A VMA (Virtual Memory Area) is simply a kernel data structure describing a valid region inside a process's virtual address space.
A process typically has many VMAs:
VMA list for a process:
┌─────────────────────────────────────────────────────┐
│ VMA 1: 0x400000 → 0x401000 | READ+EXEC | .text │
│ VMA 2: 0x401000 → 0x402000 | READ+WRITE| .data/.bss│
│ VMA 3: 0x7ff000 → 0x800000 | READ+EXEC | libc.so │
│ VMA 4: 0x801000 → 0x802000 | READ+WRITE| libc.so │
│ VMA 5: 0xA00000 → 0xA10000 | READ+WRITE| heap │
│ VMA 6: 0x7fff000→ 0x8000000 | READ+WRITE| stack │
└─────────────────────────────────────────────────────┘
Everything between them is just unmapped virtual space.

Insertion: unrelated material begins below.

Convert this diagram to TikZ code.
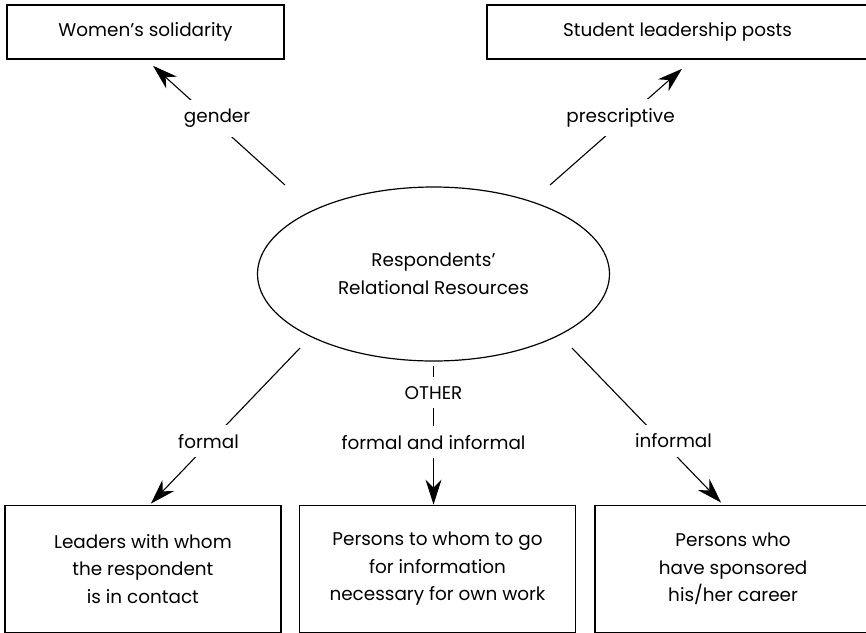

A VMA is not memory itself, it's just metadata describing:
- a virtual address range
- permissions
- mapping information
- backing source
A VMA would look something like this:
struct vm_area_struct {
unsigned long vm_start;
unsigned long vm_end;
unsigned long vm_flags;
struct file *vm_file;
};
No physical memory is touched so far.
Lazy Allocation
When a VMA is created:
- physical pages are usually not allocated immediately
- page table entries may not exist yet
- the kernel simply records that the address range is valid
Actual memory is allocated lazily.
The lifecycle when you access memory
1. you access virtual address 0x400000
↓
2. MMU checks page table — no entry yet → PAGE FAULT
↓
3. kernel checks VMAs — is 0x400000 inside a valid VMA?
↓
YES → allocate a physical page, create page table entry → continue
NO → SIGSEGV (segfault)
sbrk()
sbrk()extends the existing heap VMA.
The heap maintains something called the program break.
This marks the current end of the heap.
Before:
heap VMA
[========| ]
↑
program break
After sbrk(4096):
heap VMA
[============| ]
↑
program break
The heap VMA itself grows downward into the unmapped space.
Important properties of sbrk():
- modifies one existing VMA (the heap)
- contiguous linear growth only
- heap-specific
- difficult to free memory in the middle
This is one of the biggest limitations.
Since the heap is one continuous region:
- you cannot easily punch holes into it
- memory can only truly shrink if the topmost region becomes free
mmap()
mmap() works very differently.
Instead of extending the heap:
mmap()creates an entirely new independent VMA.
Example:
Before:
┌─────────────────────┐
│ heap │
├─────────────────────┤
│ │
│ unmapped void │
│ │
│ stack │
└─────────────────────┘
After mmap():
┌─────────────────────┐
│ heap │
├─────────────────────┤
│ │
│ NEW VMA │
│ │
│ unmapped void │
│ │
│ stack │
└─────────────────────┘
The heap remains untouched.
The kernel simply finds free virtual address space and creates a brand new VMA there.
This makes mmap() much more flexible.
Properties of mmap():
- creates independent VMAs
- not tied to heap
- can map files
- can create shared memory
- easy to release via
munmap() - allocations do not need to be contiguous
Which syscall do modern allocators actually use?
Modern allocators use a hybrid approach; they typically use:
sbrk()for small allocationsmmap()for large allocations
Large allocations are often mapped separately because:
- they can be returned to the OS immediately
- fragmentation becomes easier to manage
- allocator flexibility improves significantly
Looking at Real VMAs
Linux exposes a process's VMAs through:
cat /proc/self/maps
Example output:
55a3b2000000-55a3b2001000 r-xp /usr/bin/cat
7f8a1c000000-7f8a1c200000 r--p /lib/libc.so
7ffde4000000-7ffde4021000 rw-p [stack]
Each line represents a VMA.
Most processes have dozens of them.
Final Thought
The key insight that finally made everything click for me was this:
sbrk()modifies an existing VMA.mmap()creates entirely new VMAs.
Memory isn't just one giant array of bytes.
It's a collection of:
- virtual regions
- mappings
- permissions
- lazy allocation
- ownership
Which is much closer to how the kernel actually sees a process.